• _WRITTEN REQUEST_:
Extract only the first line of the listing and every line after it up to and including the one with "const pts = arr => arr.map((v, i) => [i, v]);". Omit the pictures.

• _ENTRIES SUPPLIED_:
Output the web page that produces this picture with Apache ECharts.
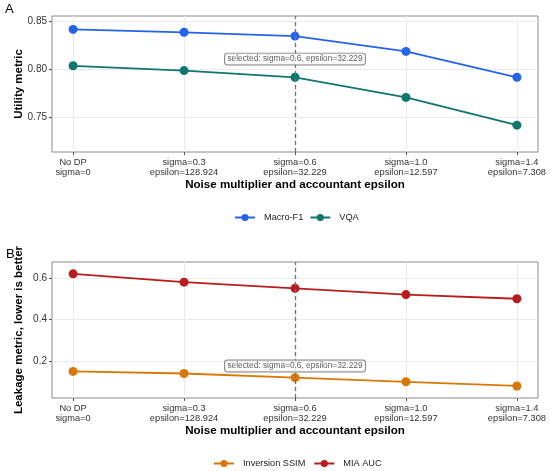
<!DOCTYPE html>
<html>
<head>
<meta charset="utf-8">
<script src="https://cdn.jsdelivr.net/npm/echarts@6/dist/echarts.min.js"></script>
<style>html,body{margin:0;padding:0;background:#fff}#c{width:550px;height:471px}</style>
</head>
<body>
<div id="c"></div>
<script>
const tickLabels = ['No DP\nsigma=0', 'sigma=0.3\nepsilon=128.924', 'sigma=0.6\nepsilon=32.229', 'sigma=1.0\nepsilon=12.597', 'sigma=1.4\nepsilon=7.308'];
const macroF1 = [0.842, 0.839, 0.835, 0.819, 0.792];
const vqa = [0.804, 0.799, 0.792, 0.771, 0.742];
const inversionSSIM = [0.15, 0.14, 0.12, 0.10, 0.08];
const miaAUC = [0.62, 0.58, 0.55, 0.52, 0.50];
const utilityTicks = [0.75, 0.80, 0.85];
const leakageTicks = [0.2, 0.4, 0.6];
const selectedIndex = 2;
const selectedText = 'selected: sigma=0.6, epsilon=32.229';
const annotUtilityY = 0.811;
const annotLeakageY = 0.176;

const FONT = '"Liberation Sans", Arial, Helvetica, sans-serif';
const pts = arr => arr.map((v, i) => [i, v]);

function xAxis(gi) {
  return {
    type: 'value', gridIndex: gi, min: -0.19, max: 4.19,
    name: 'Noise multiplier and accountant epsilon', nameLocation: 'middle', nameGap: 27, nameMoveOverlap: false,
    nameTextStyle: { fontFamily: FONT, fontWeight: 'bold', fontSize: 11.6, color: '#000' },
    axisLine: { show: false, onZero: false },
    axisTick: { show: true, length: 3, customValues: [0, 1, 2, 3, 4], lineStyle: { color: '#555', width: 1 } },
    axisLabel: { customValues: [0, 1, 2, 3, 4], margin: 5, fontFamily: FONT, fontSize: 9.3, color: '#333', lineHeight: 10.6,
      formatter: v => tickLabels[Math.round(v)] },
    splitLine: { show: true, lineStyle: { color: '#ebebeb', width: 1 } }
  };
}
function yAxis(gi, min, max, ticks, name, dec) {
  return {
    type: 'value', gridIndex: gi, min: min, max: max,
    name: name, nameLocation: 'middle', nameGap: 27, nameRotate: 90, nameMoveOverlap: false,
    nameTextStyle: { fontFamily: FONT, fontWeight: 'bold', fontSize: 11.5, color: '#000' },
    axisLine: { show: false, onZero: false },
    axisTick: { show: true, length: 3, customValues: ticks, lineStyle: { color: '#555', width: 1 } },
    axisLabel: { customValues: ticks, margin: 5, fontFamily: FONT, fontSize: 10, color: '#333',
      formatter: v => v.toFixed(dec) },
    splitLine: { show: true, lineStyle: { color: '#ebebeb', width: 1 } }
  };
}
function lineSeries(name, data, color, xi) {
  return {
    type: 'line', name: name, data: pts(data), xAxisIndex: xi, yAxisIndex: xi,
    symbol: 'circle', symbolSize: 9, z: 3,
    lineStyle: { color: color, width: 1.8 }, itemStyle: { color: color }
  };
}
function vline(xi) {
  return {
    type: 'line', name: 'vline' + xi, data: [], xAxisIndex: xi, yAxisIndex: xi, z: 1, silent: true,
    markLine: { silent: true, symbol: 'none', label: { show: false },
      lineStyle: { color: '#6b7280', width: 1.3, type: [4, 3] },
      data: [{ xAxis: selectedIndex }] }
  };
}
function annot(xi, y) {
  return {
    type: 'scatter', name: 'annot' + xi, xAxisIndex: xi, yAxisIndex: xi, z: 5, silent: true,
    symbolSize: 1, itemStyle: { color: 'rgba(0,0,0,0)' },
    data: [[selectedIndex, y]],
    label: { show: true, position: 'inside', formatter: selectedText, fontFamily: FONT, fontSize: 8.3, color: '#333',
      backgroundColor: '#fff', borderColor: '#666', borderWidth: 0.9, borderRadius: 2.5, padding: [1, 2.5, 0, 2.5], lineHeight: 10 }
  };
}

const chart = echarts.init(document.getElementById('c'), null, { renderer: 'canvas' });
chart.setOption({
  animation: false,
  backgroundColor: '#fff',
  grid: [
    { left: 52, right: 12, top: 16, height: 136, show: true, borderColor: '#8a8a8a', borderWidth: 1, backgroundColor: 'transparent', outerBoundsMode: 'none', containLabel: false },
    { left: 52, right: 12, top: 262, height: 136, show: true, borderColor: '#8a8a8a', borderWidth: 1, backgroundColor: 'transparent', outerBoundsMode: 'none', containLabel: false }
  ],
  xAxis: [xAxis(0), xAxis(1)],
  yAxis: [
    yAxis(0, 0.714, 0.856, utilityTicks, 'Utility metric', 2),
    yAxis(1, 0.022, 0.677, leakageTicks, 'Leakage metric, lower is better', 1)
  ],
  legend: [
    { data: ['Macro-F1', 'VQA'], left: 234, top: 213, padding: 0, itemWidth: 20, itemHeight: 9, itemGap: 6,
      textStyle: { fontFamily: FONT, fontSize: 9.2, color: '#222', padding: [0, 0, 0, 4] } },
    { data: ['Inversion SSIM', 'MIA AUC'], left: 213, top: 459, padding: 0, itemWidth: 20, itemHeight: 9, itemGap: 8,
      textStyle: { fontFamily: FONT, fontSize: 9.2, color: '#222', padding: [0, 0, 0, 4] } }
  ],
  graphic: [
    { type: 'text', left: 5, top: 3, style: { text: 'A', fontFamily: FONT, fontSize: 13, fill: '#000' } },
    { type: 'text', left: 6, top: 248, style: { text: 'B', fontFamily: FONT, fontSize: 13, fill: '#000' } }
  ],
  series: [
    vline(0), vline(1),
    lineSeries('Macro-F1', macroF1, '#2563eb', 0),
    lineSeries('VQA', vqa, '#0f766e', 0),
    lineSeries('Inversion SSIM', inversionSSIM, '#d97706', 1),
    lineSeries('MIA AUC', miaAUC, '#b91c1c', 1),
    annot(0, annotUtilityY), annot(1, annotLeakageY)
  ]
});
</script>
</body>
</html>
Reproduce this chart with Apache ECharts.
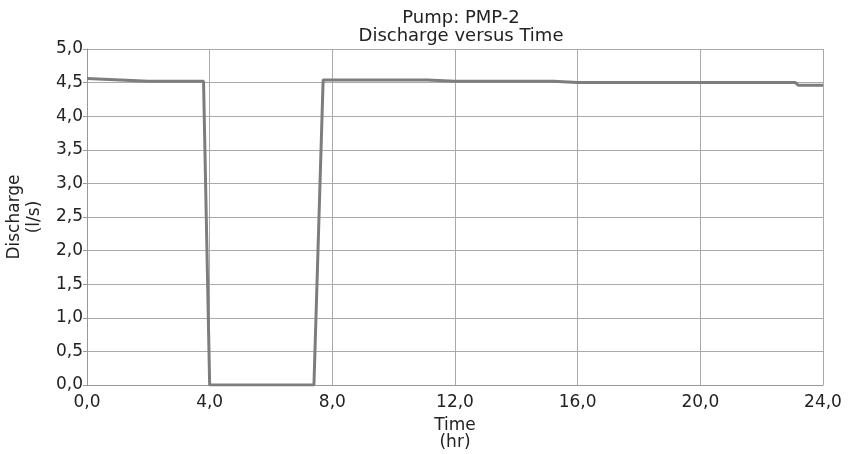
<!DOCTYPE html>
<html><head><meta charset="utf-8">
<script src="https://cdn.jsdelivr.net/npm/echarts@6/dist/echarts.min.js"></script>
<style>html,body{margin:0;padding:0;background:#fff}#c{width:849px;height:454px}</style>
</head><body><div id="c"></div>
<script>
const titleLines = ['Pump: PMP-2', 'Discharge versus Time'];
const xName = 'Time\n(hr)';
const yName = 'Discharge\n(l/s)';
const timeHr = [0.0, 2.0, 3.8, 4.0, 7.4, 7.7, 11.1, 12.0, 15.2, 16.0, 23.1, 23.2, 24.0];
const dischargeLs = [4.56, 4.52, 4.52, 0.0, 0.0, 4.54, 4.54, 4.52, 4.52, 4.50, 4.50, 4.46, 4.46];

const fmt = v => v.toFixed(1).replace('.', ',');
const font = 'DejaVu Sans';
const chart = echarts.init(document.getElementById('c'), null, {renderer: 'canvas'});
chart.setOption({
  animation: false,
  backgroundColor: '#fff',
  title: {
    text: titleLines.join('\n'), left: 456, top: 4, textAlign: 'center',
    textStyle: {fontFamily: font, fontSize: 18, fontWeight: 'normal', color: '#222', lineHeight: 18}
  },
  grid: {left: 87, right: 26, top: 49, bottom: 69, containLabel: false, outerBoundsMode: 'none'},
  xAxis: {
    type: 'value', min: 0, max: 24, interval: 4,
    name: xName, nameLocation: 'middle', nameGap: 32,
    nameTextStyle: {fontFamily: font, fontSize: 17, color: '#222', lineHeight: 17},
    axisLine: {show: true, lineStyle: {color: '#999', width: 1}},
    axisTick: {show: false},
    axisLabel: {formatter: fmt, fontFamily: font, fontSize: 17, color: '#222', margin: 9},
    splitLine: {show: true, lineStyle: {color: '#aaa', width: 1}}
  },
  yAxis: {
    type: 'value', min: 0, max: 5, interval: 0.5,
    name: yName, nameLocation: 'middle', nameRotate: 90, nameGap: 41,
    nameTextStyle: {fontFamily: font, fontSize: 17, color: '#222', lineHeight: 20},
    axisLine: {show: true, lineStyle: {color: '#999', width: 1}},
    axisTick: {show: true, length: 4, lineStyle: {color: '#999'}},
    axisLabel: {formatter: fmt, fontFamily: font, fontSize: 17, color: '#222', margin: 4},
    splitLine: {show: true, lineStyle: {color: '#aaa', width: 1}}
  },
  series: [{
    type: 'line', data: timeHr.map((t, i) => [t, dischargeLs[i]]),
    showSymbol: false, lineStyle: {color: '#7d7d7d', width: 3}
  }]
});
</script></body></html>
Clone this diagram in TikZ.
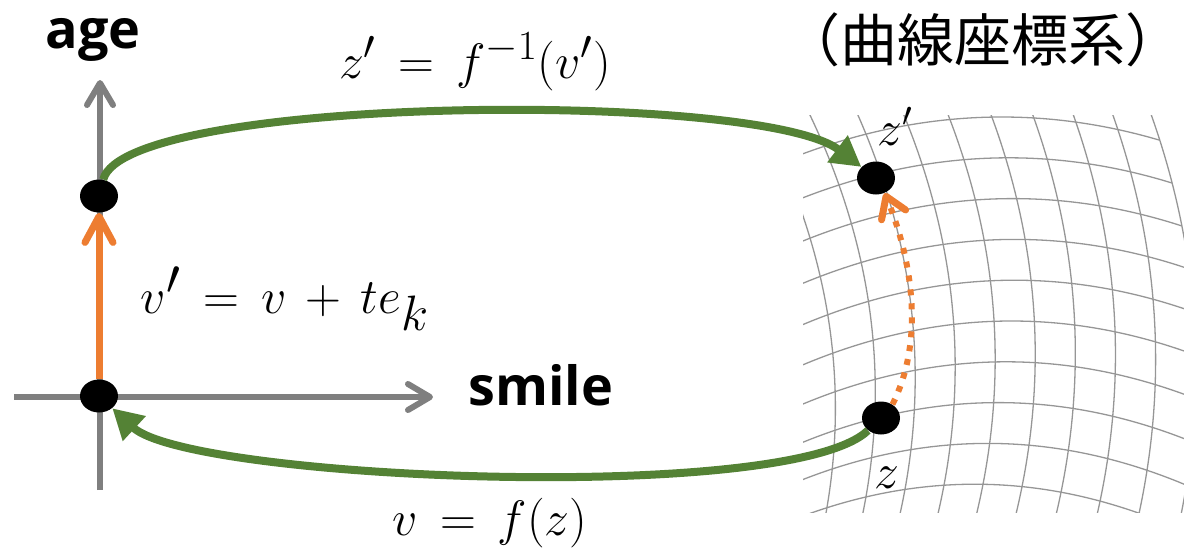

• _SOLUTION TO THE PROBLEM_:
Output the web page that produces this picture with Apache ECharts.
<!DOCTYPE html>
<html>
<head>
<meta charset="utf-8">
<script src="https://cdn.jsdelivr.net/npm/echarts@6/dist/echarts.min.js"></script>
<style>html,body{margin:0;padding:0;background:#fff}#c{width:550px;height:471px}</style>
</head>
<body>
<div id="c"></div>
<script>
const tickLabels = ['No DP\nsigma=0', 'sigma=0.3\nepsilon=128.924', 'sigma=0.6\nepsilon=32.229', 'sigma=1.0\nepsilon=12.597', 'sigma=1.4\nepsilon=7.308'];
const macroF1 = [0.842, 0.839, 0.835, 0.819, 0.792];
const vqa = [0.804, 0.799, 0.792, 0.771, 0.742];
const inversionSSIM = [0.15, 0.14, 0.12, 0.10, 0.08];
const miaAUC = [0.62, 0.58, 0.55, 0.52, 0.50];
const utilityTicks = [0.75, 0.80, 0.85];
const leakageTicks = [0.2, 0.4, 0.6];
const selectedIndex = 2;
const selectedText = 'selected: sigma=0.6, epsilon=32.229';
const annotUtilityY = 0.811;
const annotLeakageY = 0.176;

const FONT = '"Liberation Sans", Arial, Helvetica, sans-serif';
const pts = arr => arr.map((v, i) => [i, v]);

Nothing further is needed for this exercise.